## Problem details
Below are the records; give again exactly the lines from the one containing "Reproduce this chart" through the one containing "const fmt = (v: number)", leaving out pictures.

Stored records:
>> START

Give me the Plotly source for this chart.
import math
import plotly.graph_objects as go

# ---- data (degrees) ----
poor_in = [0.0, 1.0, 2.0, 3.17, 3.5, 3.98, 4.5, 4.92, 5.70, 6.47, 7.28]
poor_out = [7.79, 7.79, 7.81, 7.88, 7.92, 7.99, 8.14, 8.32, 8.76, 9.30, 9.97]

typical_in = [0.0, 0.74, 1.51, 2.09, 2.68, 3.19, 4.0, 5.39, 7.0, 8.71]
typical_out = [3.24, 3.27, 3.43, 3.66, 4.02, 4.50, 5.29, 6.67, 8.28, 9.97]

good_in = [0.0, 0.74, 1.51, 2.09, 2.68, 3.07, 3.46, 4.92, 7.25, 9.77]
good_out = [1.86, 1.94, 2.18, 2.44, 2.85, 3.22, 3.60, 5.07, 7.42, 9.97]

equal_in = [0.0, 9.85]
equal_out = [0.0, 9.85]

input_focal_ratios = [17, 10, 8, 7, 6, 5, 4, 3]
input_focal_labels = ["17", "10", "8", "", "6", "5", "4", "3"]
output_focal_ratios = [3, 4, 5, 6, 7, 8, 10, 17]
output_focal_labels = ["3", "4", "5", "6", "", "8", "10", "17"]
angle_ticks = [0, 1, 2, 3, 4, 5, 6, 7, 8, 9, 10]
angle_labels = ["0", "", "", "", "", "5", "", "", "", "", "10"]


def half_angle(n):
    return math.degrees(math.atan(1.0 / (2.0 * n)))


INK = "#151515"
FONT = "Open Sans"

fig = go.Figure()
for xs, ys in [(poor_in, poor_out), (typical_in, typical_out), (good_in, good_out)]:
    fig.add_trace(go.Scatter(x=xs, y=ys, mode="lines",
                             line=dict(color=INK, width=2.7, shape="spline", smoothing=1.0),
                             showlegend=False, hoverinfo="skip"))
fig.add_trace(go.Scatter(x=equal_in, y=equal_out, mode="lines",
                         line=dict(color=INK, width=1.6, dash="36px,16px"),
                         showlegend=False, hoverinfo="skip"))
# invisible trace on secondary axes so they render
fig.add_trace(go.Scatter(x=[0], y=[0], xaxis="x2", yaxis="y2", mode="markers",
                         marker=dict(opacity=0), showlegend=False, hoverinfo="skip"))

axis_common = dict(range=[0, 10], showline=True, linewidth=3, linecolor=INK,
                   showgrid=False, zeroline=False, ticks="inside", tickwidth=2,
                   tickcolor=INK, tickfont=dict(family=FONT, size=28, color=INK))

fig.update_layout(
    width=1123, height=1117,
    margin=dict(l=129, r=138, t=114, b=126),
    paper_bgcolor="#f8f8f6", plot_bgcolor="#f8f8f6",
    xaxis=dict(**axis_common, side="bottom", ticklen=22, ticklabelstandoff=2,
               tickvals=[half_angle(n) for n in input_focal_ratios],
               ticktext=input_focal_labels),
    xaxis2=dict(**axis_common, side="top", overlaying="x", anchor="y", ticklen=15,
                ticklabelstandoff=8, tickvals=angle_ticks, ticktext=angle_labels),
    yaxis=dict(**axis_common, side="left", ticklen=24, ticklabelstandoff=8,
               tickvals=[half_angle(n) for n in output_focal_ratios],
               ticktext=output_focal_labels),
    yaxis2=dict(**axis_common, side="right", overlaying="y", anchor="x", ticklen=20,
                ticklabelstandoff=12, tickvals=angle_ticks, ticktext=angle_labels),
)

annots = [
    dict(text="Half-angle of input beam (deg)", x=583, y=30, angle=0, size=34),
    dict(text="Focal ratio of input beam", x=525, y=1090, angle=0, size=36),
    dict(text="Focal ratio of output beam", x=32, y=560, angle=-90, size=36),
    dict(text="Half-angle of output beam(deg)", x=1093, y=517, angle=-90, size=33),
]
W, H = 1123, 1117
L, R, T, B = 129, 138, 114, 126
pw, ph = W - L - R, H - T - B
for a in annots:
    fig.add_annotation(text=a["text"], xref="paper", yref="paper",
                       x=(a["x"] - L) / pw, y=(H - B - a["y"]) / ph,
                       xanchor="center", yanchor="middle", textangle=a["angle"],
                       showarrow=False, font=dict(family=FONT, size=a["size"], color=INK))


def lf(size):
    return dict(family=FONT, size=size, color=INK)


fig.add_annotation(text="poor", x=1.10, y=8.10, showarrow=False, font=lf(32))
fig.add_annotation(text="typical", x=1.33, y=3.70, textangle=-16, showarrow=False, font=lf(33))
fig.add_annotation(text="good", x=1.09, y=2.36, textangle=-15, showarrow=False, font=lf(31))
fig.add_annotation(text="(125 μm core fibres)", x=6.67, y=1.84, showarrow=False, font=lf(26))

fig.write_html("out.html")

>> END
>> START

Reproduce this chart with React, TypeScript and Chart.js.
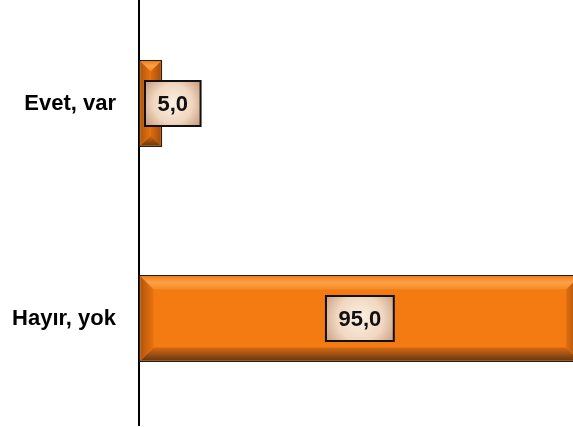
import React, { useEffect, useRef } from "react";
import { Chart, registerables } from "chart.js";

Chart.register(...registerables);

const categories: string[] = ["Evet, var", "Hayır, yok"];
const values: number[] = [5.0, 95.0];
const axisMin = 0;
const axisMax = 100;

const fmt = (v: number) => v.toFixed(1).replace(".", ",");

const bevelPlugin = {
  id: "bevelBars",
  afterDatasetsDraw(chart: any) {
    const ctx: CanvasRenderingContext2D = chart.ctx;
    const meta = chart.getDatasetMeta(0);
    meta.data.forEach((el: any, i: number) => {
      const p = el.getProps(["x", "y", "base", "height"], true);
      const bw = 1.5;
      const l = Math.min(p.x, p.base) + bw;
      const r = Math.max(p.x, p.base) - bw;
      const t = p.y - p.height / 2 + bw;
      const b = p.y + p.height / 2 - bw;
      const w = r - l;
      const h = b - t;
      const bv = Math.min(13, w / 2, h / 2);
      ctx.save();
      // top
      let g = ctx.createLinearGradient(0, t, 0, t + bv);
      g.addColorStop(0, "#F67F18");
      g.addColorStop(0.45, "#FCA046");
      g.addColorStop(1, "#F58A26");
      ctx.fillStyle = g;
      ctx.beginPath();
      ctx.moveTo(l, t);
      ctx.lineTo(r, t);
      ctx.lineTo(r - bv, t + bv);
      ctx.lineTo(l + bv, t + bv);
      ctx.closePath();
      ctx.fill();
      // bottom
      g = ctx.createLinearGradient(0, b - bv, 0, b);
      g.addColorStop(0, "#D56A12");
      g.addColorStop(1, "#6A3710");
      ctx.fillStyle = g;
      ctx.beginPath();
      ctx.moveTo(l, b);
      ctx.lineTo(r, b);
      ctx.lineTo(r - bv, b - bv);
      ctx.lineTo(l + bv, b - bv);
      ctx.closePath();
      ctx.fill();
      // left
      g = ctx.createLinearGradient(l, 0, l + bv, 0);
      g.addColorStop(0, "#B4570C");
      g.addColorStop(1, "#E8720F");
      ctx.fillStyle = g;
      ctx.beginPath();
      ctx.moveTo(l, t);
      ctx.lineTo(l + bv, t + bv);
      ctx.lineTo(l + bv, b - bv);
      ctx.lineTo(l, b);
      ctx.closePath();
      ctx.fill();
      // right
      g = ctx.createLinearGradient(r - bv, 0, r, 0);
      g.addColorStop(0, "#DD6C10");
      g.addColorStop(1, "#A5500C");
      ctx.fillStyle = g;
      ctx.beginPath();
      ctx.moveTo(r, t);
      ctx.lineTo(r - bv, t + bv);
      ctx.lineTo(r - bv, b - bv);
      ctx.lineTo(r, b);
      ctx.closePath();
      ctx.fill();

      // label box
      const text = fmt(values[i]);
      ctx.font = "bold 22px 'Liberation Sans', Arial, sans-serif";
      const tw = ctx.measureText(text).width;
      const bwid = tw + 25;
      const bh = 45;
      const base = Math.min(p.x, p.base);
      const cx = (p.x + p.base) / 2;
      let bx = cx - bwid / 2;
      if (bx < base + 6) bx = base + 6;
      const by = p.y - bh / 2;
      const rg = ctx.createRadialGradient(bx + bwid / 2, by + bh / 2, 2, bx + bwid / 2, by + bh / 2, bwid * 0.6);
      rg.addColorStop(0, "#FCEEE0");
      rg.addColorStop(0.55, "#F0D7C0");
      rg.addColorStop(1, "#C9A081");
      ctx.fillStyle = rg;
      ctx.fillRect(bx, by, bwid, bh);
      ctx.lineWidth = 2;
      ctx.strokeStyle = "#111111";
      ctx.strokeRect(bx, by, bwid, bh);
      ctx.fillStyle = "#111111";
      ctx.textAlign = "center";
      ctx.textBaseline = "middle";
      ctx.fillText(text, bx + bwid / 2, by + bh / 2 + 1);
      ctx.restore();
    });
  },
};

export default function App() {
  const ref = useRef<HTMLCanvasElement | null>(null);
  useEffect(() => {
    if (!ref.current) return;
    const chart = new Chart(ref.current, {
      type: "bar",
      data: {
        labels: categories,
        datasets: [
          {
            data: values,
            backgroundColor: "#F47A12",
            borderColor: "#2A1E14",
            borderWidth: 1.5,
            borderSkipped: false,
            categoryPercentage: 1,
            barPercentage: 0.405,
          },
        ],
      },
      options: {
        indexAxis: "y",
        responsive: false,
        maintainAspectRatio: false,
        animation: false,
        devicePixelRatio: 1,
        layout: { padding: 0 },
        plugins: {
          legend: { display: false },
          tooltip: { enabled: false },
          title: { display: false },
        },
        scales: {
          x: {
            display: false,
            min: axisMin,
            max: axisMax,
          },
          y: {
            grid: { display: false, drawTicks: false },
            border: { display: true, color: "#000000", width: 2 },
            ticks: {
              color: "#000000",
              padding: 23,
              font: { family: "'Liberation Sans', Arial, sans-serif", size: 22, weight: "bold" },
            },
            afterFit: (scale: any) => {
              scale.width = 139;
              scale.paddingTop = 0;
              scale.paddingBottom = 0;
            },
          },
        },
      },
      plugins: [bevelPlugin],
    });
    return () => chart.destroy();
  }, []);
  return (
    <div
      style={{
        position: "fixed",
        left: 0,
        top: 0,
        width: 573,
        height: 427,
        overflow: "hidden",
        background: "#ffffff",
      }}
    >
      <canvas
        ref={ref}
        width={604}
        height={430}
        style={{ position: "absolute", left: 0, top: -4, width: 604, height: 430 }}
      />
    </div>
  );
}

>> END

## Exercise response
Reproduce this chart with React, TypeScript and Chart.js.
import React, { useEffect, useRef } from "react";
import { Chart, registerables } from "chart.js";

Chart.register(...registerables);

const categories: string[] = ["Evet, var", "Hayır, yok"];
const values: number[] = [5.0, 95.0];
const axisMin = 0;
const axisMax = 100;

const fmt = (v: number) => v.toFixed(1).replace(".", ",");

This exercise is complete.